__GIVEN INSTRUCTION__. Repeat every line exactly, keeping the pictures out of the copy.

__INFORMATION SHOWN__.
>>>
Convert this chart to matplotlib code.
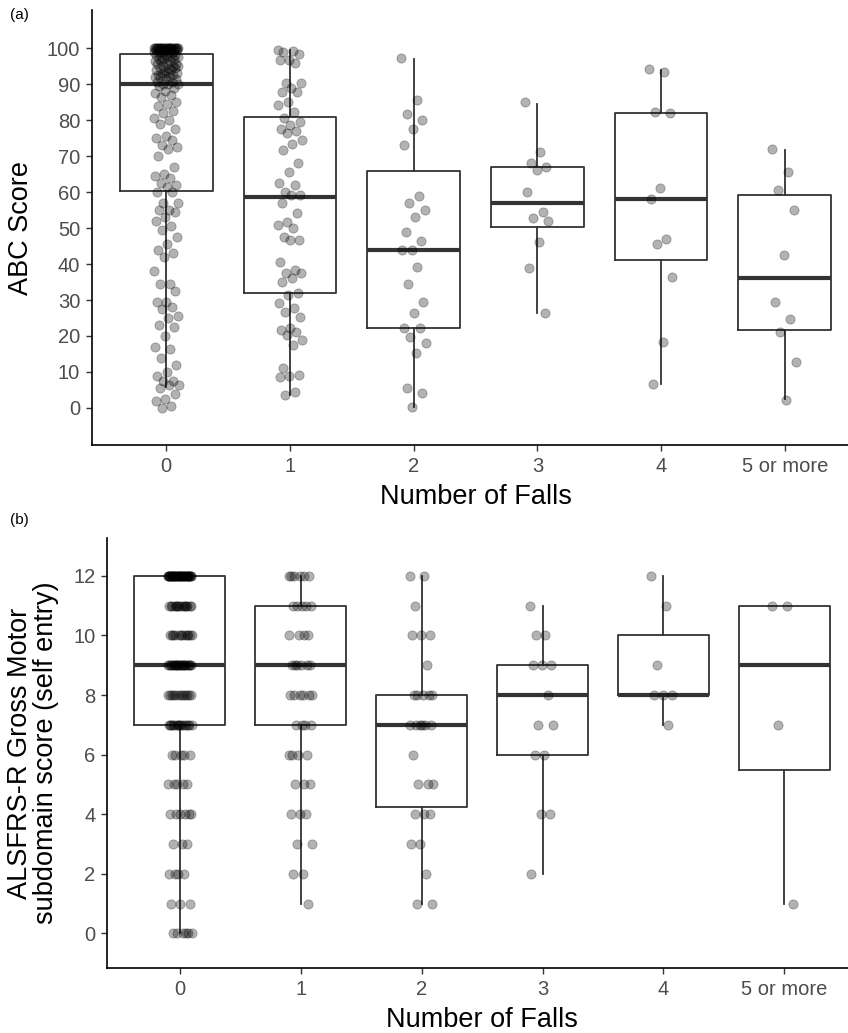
import numpy as np
import matplotlib
matplotlib.use("Agg")
import matplotlib.pyplot as plt

plt.rcParams['font.family'] = ['Liberation Sans', 'DejaVu Sans']

groups = ["0", "1", "2", "3", "4", "5 or more"]

# (a) ABC score
abc_0 = [100, 100, 100, 100, 100, 100, 100, 100, 100, 100, 100, 100, 100, 100,
         100, 100, 100, 100, 100, 100, 100, 100, 100, 100,
         99.4, 99.4, 99.4, 99.4, 99.4, 99.4, 99.4, 98.8, 98.8, 98.8, 98.8, 98.8, 98.8,
         98.1, 98.1, 98.1, 97.5, 97.5, 97.5, 97.5, 96.9, 96.9, 96.9, 96.3, 96.3, 96.3,
         95.6, 95.6, 95.6, 95.0, 95.0, 95.0, 94.4, 94.4, 94.4, 93.8, 93.8, 93.8,
         93.1, 93.1, 93.1, 92.5, 92.5, 92.5, 91.9, 91.9, 91.9, 91.3, 91.3, 90.6, 90.6,
         90.0, 90.0, 90.0,
         89.4, 88.8, 88.1, 87.5, 86.9, 86.3, 85.0, 84.4, 83.8, 82.5, 81.9, 80.6,
         80.0, 78.8, 77.5, 75.6, 75.0, 74.4, 73.1, 72.5, 71.9, 70.0, 66.9, 65.0,
         64.4, 63.8, 62.5, 61.9, 61.3, 60.0, 60.0, 56.9, 56.9, 55.0, 55.0, 54.4,
         53.1, 51.9, 50.6, 49.4, 47.5, 45.6, 43.8, 43.1, 41.9, 38.1, 34.4, 34.4,
         32.5, 29.4, 29.4, 28.1, 27.5, 25.6, 25.0, 23.1, 22.5, 20.0, 16.9, 16.3,
         13.8, 11.9, 10.0, 8.8, 7.5, 7.5, 6.3, 6.3, 5.6, 3.8, 2.5, 1.9, 0.6, 0.0]
abc_1 = [99.5, 99.2, 98.8, 98.5, 96.7, 96.7, 95.8, 90.2, 90.2, 88.8, 87.9, 87.9,
         85.1, 84.2, 82.3, 80.5, 79.5, 78.6, 77.6, 76.9, 76.3, 74.4, 73.5, 71.7,
         68.0, 65.7, 62.4, 61.9, 60.1, 59.2, 59.2, 56.9, 54.1, 51.8, 50.9, 49.9,
         47.6, 46.7, 46.7, 40.6, 38.3, 37.4, 37.4, 36.0, 35.1, 31.9, 31.4, 29.1,
         27.7, 26.8, 25.3, 22.1, 21.6, 21.2, 20.3, 18.9, 17.5, 11.0, 9.2, 8.9,
         8.7, 4.5, 3.6]
abc_2 = [97.2, 85.5, 81.8, 80.0, 77.4, 73.1, 58.9, 56.9, 55.0, 53.2, 49.0, 46.5,
         43.9, 43.9, 39.3, 34.4, 29.5, 26.5, 22.3, 22.3, 19.8, 18.0, 15.4, 5.5,
         4.1, 0.4]
abc_3 = [84.9, 71.2, 68.2, 67.0, 66.1, 59.9, 54.5, 52.7, 52.0, 46.2, 38.8, 26.5]
abc_4 = [94.1, 93.4, 82.3, 81.9, 61.2, 58.1, 46.9, 45.7, 36.3, 18.3, 6.6]
abc_5 = [71.9, 65.5, 60.6, 55.0, 42.5, 29.5, 24.7, 21.0, 12.9, 2.3]

# box statistics as drawn in (a)
abc_q1 = [60.3, 32.0, 22.1, 50.4, 41.1, 21.7]
abc_med = [90.0, 58.5, 43.9, 57.1, 58.1, 36.0]
abc_q3 = [98.5, 81.0, 65.9, 67.0, 82.0, 59.3]
abc_lo = [5.9, 3.6, 0.4, 26.5, 6.6, 2.5]
abc_hi = [100.0, 99.4, 97.1, 84.6, 93.9, 71.7]

# (b) ALSFRS-R gross motor, integer scores and how many dots sit on each
als_levels = [12, 11, 10, 9, 8, 7, 6, 5, 4, 3, 2, 1, 0]
als_counts = [
    [40, 15, 12, 22, 12, 15, 5, 5, 6, 3, 4, 3, 6],
    [6, 5, 4, 6, 6, 4, 4, 3, 3, 2, 2, 1, 0],
    [2, 1, 3, 1, 5, 6, 1, 3, 3, 2, 1, 2, 0],
    [0, 1, 2, 3, 1, 2, 2, 0, 2, 0, 1, 0, 0],
    [1, 1, 0, 1, 3, 1, 0, 0, 0, 0, 0, 0, 0],
    [0, 2, 0, 0, 0, 1, 0, 0, 0, 0, 0, 1, 0],
]
als_q1 = [7, 7, 4.25, 6, 8, 5.5]
als_med = [9, 9, 7, 8, 8, 9]
als_q3 = [12, 11, 8, 9, 10, 11]
als_lo = [0, 1, 1, 2, 7, 1]
als_hi = [12, 12, 12, 11, 12, 11]

abc_groups = [abc_0, abc_1, abc_2, abc_3, abc_4, abc_5]
als_groups = [np.repeat(als_levels, c) for c in als_counts]

box_col = "#333333"
text_col = "#4D4D4D"


def spread(n):
    # even horizontal spread of the dots (jitter), golden-ratio sequence
    k = np.arange(n)
    return ((k * 0.6180339887) % 1.0 - 0.5) * 0.2


def panel(ax, vals, q1, med, q3, lo, hi):
    stats = []
    for i in range(len(groups)):
        stats.append({"med": med[i], "q1": q1[i], "q3": q3[i],
                      "whislo": lo[i], "whishi": hi[i], "fliers": []})
    ax.bxp(stats, positions=range(len(groups)), widths=0.75, showcaps=False,
           showfliers=False,
           boxprops=dict(color=box_col, linewidth=1.3),
           whiskerprops=dict(color=box_col, linewidth=1.3),
           medianprops=dict(color=box_col, linewidth=3.0, solid_capstyle="butt"))
    for i, v in enumerate(vals):
        v = np.asarray(v, dtype=float)
        ax.scatter(i + spread(len(v)), v, s=44, color="black", alpha=0.3,
                   edgecolors="black", linewidths=0.6, zorder=3)
    for side in ("top", "right"):
        ax.spines[side].set_visible(False)
    for side in ("left", "bottom"):
        ax.spines[side].set_linewidth(1.2)
        ax.spines[side].set_color("black")
    ax.set_xticks(range(len(groups)))
    ax.set_xticklabels(groups)
    ax.tick_params(axis="both", colors="#333333", labelcolor=text_col,
                   labelsize=14.5, length=4.5, width=1.0, pad=4)
    ax.set_xlabel("Number of Falls", fontsize=19.5, color="black", labelpad=6)


fig = plt.figure(figsize=(8.48, 10.33), dpi=100)

ax1 = fig.add_axes([0.1085, 0.5692, 0.9045, 0.4211])
panel(ax1, abc_groups, abc_q1, abc_med, abc_q3, abc_lo, abc_hi)
ax1.set_xlim(-0.6, 5.6)
ax1.set_ylim(-10.3, 110.6)
ax1.set_yticks(range(0, 101, 10))
ax1.set_ylabel("ABC Score", fontsize=19.5, color="black", labelpad=9)

ax2 = fig.add_axes([0.1265, 0.0629, 0.884, 0.4163])
panel(ax2, als_groups, als_q1, als_med, als_q3, als_lo, als_hi)
ax2.set_xlim(-0.6, 5.6)
ax2.set_ylim(-1.16, 13.27)
ax2.set_yticks(range(0, 13, 2))
ax2.set_ylabel("ALSFRS-R Gross Motor\nsubdomain score (self entry)", fontsize=19.5,
               color="black", labelpad=10, linespacing=1.0)

fig.text(0.012, 0.985, "(a)", fontsize=11, va="center")
fig.text(0.012, 0.497, "(b)", fontsize=11, va="center")

fig.savefig("out.png", dpi=100)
<<<
__WORKED SOLUTION__.
Convert this chart to matplotlib code.
import numpy as np
import matplotlib
matplotlib.use("Agg")
import matplotlib.pyplot as plt

plt.rcParams['font.family'] = ['Liberation Sans', 'DejaVu Sans']

groups = ["0", "1", "2", "3", "4", "5 or more"]

# (a) ABC score
abc_0 = [100, 100, 100, 100, 100, 100, 100, 100, 100, 100, 100, 100, 100, 100,
         100, 100, 100, 100, 100, 100, 100, 100, 100, 100,
         99.4, 99.4, 99.4, 99.4, 99.4, 99.4, 99.4, 98.8, 98.8, 98.8, 98.8, 98.8, 98.8,
         98.1, 98.1, 98.1, 97.5, 97.5, 97.5, 97.5, 96.9, 96.9, 96.9, 96.3, 96.3, 96.3,
         95.6, 95.6, 95.6, 95.0, 95.0, 95.0, 94.4, 94.4, 94.4, 93.8, 93.8, 93.8,
         93.1, 93.1, 93.1, 92.5, 92.5, 92.5, 91.9, 91.9, 91.9, 91.3, 91.3, 90.6, 90.6,
         90.0, 90.0, 90.0,
         89.4, 88.8, 88.1, 87.5, 86.9, 86.3, 85.0, 84.4, 83.8, 82.5, 81.9, 80.6,
         80.0, 78.8, 77.5, 75.6, 75.0, 74.4, 73.1, 72.5, 71.9, 70.0, 66.9, 65.0,
         64.4, 63.8, 62.5, 61.9, 61.3, 60.0, 60.0, 56.9, 56.9, 55.0, 55.0, 54.4,
         53.1, 51.9, 50.6, 49.4, 47.5, 45.6, 43.8, 43.1, 41.9, 38.1, 34.4, 34.4,
         32.5, 29.4, 29.4, 28.1, 27.5, 25.6, 25.0, 23.1, 22.5, 20.0, 16.9, 16.3,
         13.8, 11.9, 10.0, 8.8, 7.5, 7.5, 6.3, 6.3, 5.6, 3.8, 2.5, 1.9, 0.6, 0.0]
abc_1 = [99.5, 99.2, 98.8, 98.5, 96.7, 96.7, 95.8, 90.2, 90.2, 88.8, 87.9, 87.9,
         85.1, 84.2, 82.3, 80.5, 79.5, 78.6, 77.6, 76.9, 76.3, 74.4, 73.5, 71.7,
         68.0, 65.7, 62.4, 61.9, 60.1, 59.2, 59.2, 56.9, 54.1, 51.8, 50.9, 49.9,
         47.6, 46.7, 46.7, 40.6, 38.3, 37.4, 37.4, 36.0, 35.1, 31.9, 31.4, 29.1,
         27.7, 26.8, 25.3, 22.1, 21.6, 21.2, 20.3, 18.9, 17.5, 11.0, 9.2, 8.9,
         8.7, 4.5, 3.6]
abc_2 = [97.2, 85.5, 81.8, 80.0, 77.4, 73.1, 58.9, 56.9, 55.0, 53.2, 49.0, 46.5,
         43.9, 43.9, 39.3, 34.4, 29.5, 26.5, 22.3, 22.3, 19.8, 18.0, 15.4, 5.5,
         4.1, 0.4]
abc_3 = [84.9, 71.2, 68.2, 67.0, 66.1, 59.9, 54.5, 52.7, 52.0, 46.2, 38.8, 26.5]
abc_4 = [94.1, 93.4, 82.3, 81.9, 61.2, 58.1, 46.9, 45.7, 36.3, 18.3, 6.6]
abc_5 = [71.9, 65.5, 60.6, 55.0, 42.5, 29.5, 24.7, 21.0, 12.9, 2.3]

# box statistics as drawn in (a)
abc_q1 = [60.3, 32.0, 22.1, 50.4, 41.1, 21.7]
abc_med = [90.0, 58.5, 43.9, 57.1, 58.1, 36.0]
abc_q3 = [98.5, 81.0, 65.9, 67.0, 82.0, 59.3]
abc_lo = [5.9, 3.6, 0.4, 26.5, 6.6, 2.5]
abc_hi = [100.0, 99.4, 97.1, 84.6, 93.9, 71.7]

# (b) ALSFRS-R gross motor, integer scores and how many dots sit on each
als_levels = [12, 11, 10, 9, 8, 7, 6, 5, 4, 3, 2, 1, 0]
als_counts = [
    [40, 15, 12, 22, 12, 15, 5, 5, 6, 3, 4, 3, 6],
    [6, 5, 4, 6, 6, 4, 4, 3, 3, 2, 2, 1, 0],
    [2, 1, 3, 1, 5, 6, 1, 3, 3, 2, 1, 2, 0],
    [0, 1, 2, 3, 1, 2, 2, 0, 2, 0, 1, 0, 0],
    [1, 1, 0, 1, 3, 1, 0, 0, 0, 0, 0, 0, 0],
    [0, 2, 0, 0, 0, 1, 0, 0, 0, 0, 0, 1, 0],
]
als_q1 = [7, 7, 4.25, 6, 8, 5.5]
als_med = [9, 9, 7, 8, 8, 9]
als_q3 = [12, 11, 8, 9, 10, 11]
als_lo = [0, 1, 1, 2, 7, 1]
als_hi = [12, 12, 12, 11, 12, 11]

abc_groups = [abc_0, abc_1, abc_2, abc_3, abc_4, abc_5]
als_groups = [np.repeat(als_levels, c) for c in als_counts]

box_col = "#333333"
text_col = "#4D4D4D"


def spread(n):
    # even horizontal spread of the dots (jitter), golden-ratio sequence
    k = np.arange(n)
    return ((k * 0.6180339887) % 1.0 - 0.5) * 0.2


def panel(ax, vals, q1, med, q3, lo, hi):
    stats = []
    for i in range(len(groups)):
        stats.append({"med": med[i], "q1": q1[i], "q3": q3[i],
                      "whislo": lo[i], "whishi": hi[i], "fliers": []})
    ax.bxp(stats, positions=range(len(groups)), widths=0.75, showcaps=False,
           showfliers=False,
           boxprops=dict(color=box_col, linewidth=1.3),
           whiskerprops=dict(color=box_col, linewidth=1.3),
           medianprops=dict(color=box_col, linewidth=3.0, solid_capstyle="butt"))
    for i, v in enumerate(vals):
        v = np.asarray(v, dtype=float)
        ax.scatter(i + spread(len(v)), v, s=44, color="black", alpha=0.3,
                   edgecolors="black", linewidths=0.6, zorder=3)
    for side in ("top", "right"):
        ax.spines[side].set_visible(False)
    for side in ("left", "bottom"):
        ax.spines[side].set_linewidth(1.2)
        ax.spines[side].set_color("black")
    ax.set_xticks(range(len(groups)))
    ax.set_xticklabels(groups)
    ax.tick_params(axis="both", colors="#333333", labelcolor=text_col,
                   labelsize=14.5, length=4.5, width=1.0, pad=4)
    ax.set_xlabel("Number of Falls", fontsize=19.5, color="black", labelpad=6)


fig = plt.figure(figsize=(8.48, 10.33), dpi=100)

ax1 = fig.add_axes([0.1085, 0.5692, 0.9045, 0.4211])
panel(ax1, abc_groups, abc_q1, abc_med, abc_q3, abc_lo, abc_hi)
ax1.set_xlim(-0.6, 5.6)
ax1.set_ylim(-10.3, 110.6)
ax1.set_yticks(range(0, 101, 10))
ax1.set_ylabel("ABC Score", fontsize=19.5, color="black", labelpad=9)

ax2 = fig.add_axes([0.1265, 0.0629, 0.884, 0.4163])
panel(ax2, als_groups, als_q1, als_med, als_q3, als_lo, als_hi)
ax2.set_xlim(-0.6, 5.6)
ax2.set_ylim(-1.16, 13.27)
ax2.set_yticks(range(0, 13, 2))
ax2.set_ylabel("ALSFRS-R Gross Motor\nsubdomain score (self entry)", fontsize=19.5,
               color="black", labelpad=10, linespacing=1.0)

fig.text(0.012, 0.985, "(a)", fontsize=11, va="center")
fig.text(0.012, 0.497, "(b)", fontsize=11, va="center")

fig.savefig("out.png", dpi=100)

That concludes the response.